The Right Division for the Fight: Force Design and Force Structure Lessons from the Cold War

Max J. Meinert 
Source Link

The US Army is undergoing a significant transformation. The Army of 2030 is conceptualized as a force optimized for new challenges and characterized by new capabilities. The multidomain operations operational concept shifts the service away from the contingency operations of Iraq and Afghanistan and toward large-scale combat operations. But an even more fundamental change, spanning and interacting with the full range of transformation—from technological to operational—is one of force design and structure. The Army is moving from the brigade-centric model adopted for the post-9/11 wars to a division-centric one. But what should those divisions actually look like?

While today’s operational environment presents different challenges, the Army has made similar adjustments before. During the Cold War, Army structure and design reflected a pendulum of national security policies and priorities. The Army oscillated between heavy, nuclear-capable forces to defeat Soviet armor in the Fulda Gap and light, rapidly deployable forces for contingencies along the periphery. As we shape the Army of tomorrow, it is important to reflect on the lessons of history.

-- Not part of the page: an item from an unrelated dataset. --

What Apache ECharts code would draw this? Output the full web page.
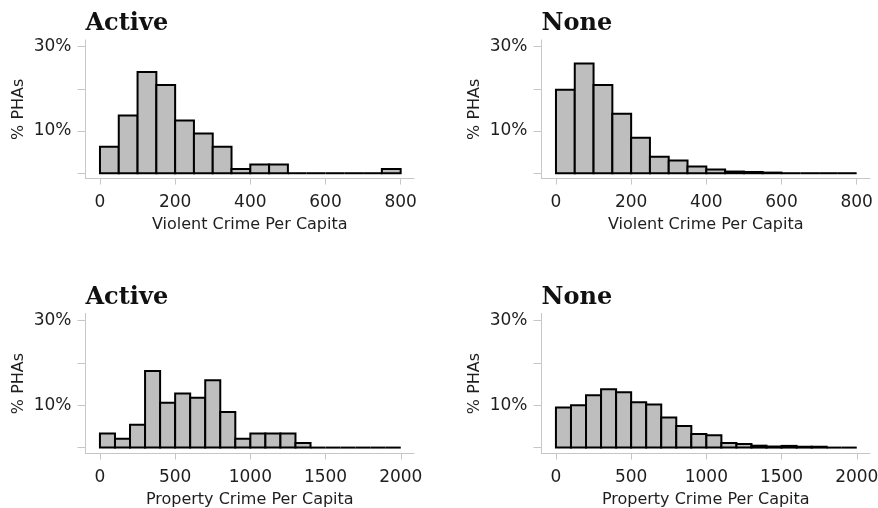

Force design refers to the composition of a particular unit. Force structure refers to the number and type of units in the Army. The two have an interdependent relationship. Both are critically important to success on the battlefield and are constrained by budget and available manpower. For example, during World War II the Army designed smaller divisions so it could field the large force structure of eighty-nine divisions. Since then, an array of complex factors, both external and internal, combined to require the Army to adapt. A successful force design assigns commanders at echelon sufficient combat power to flexibly task organize within their span of control to conduct combined arms maneuver and defeat an adversary in combat.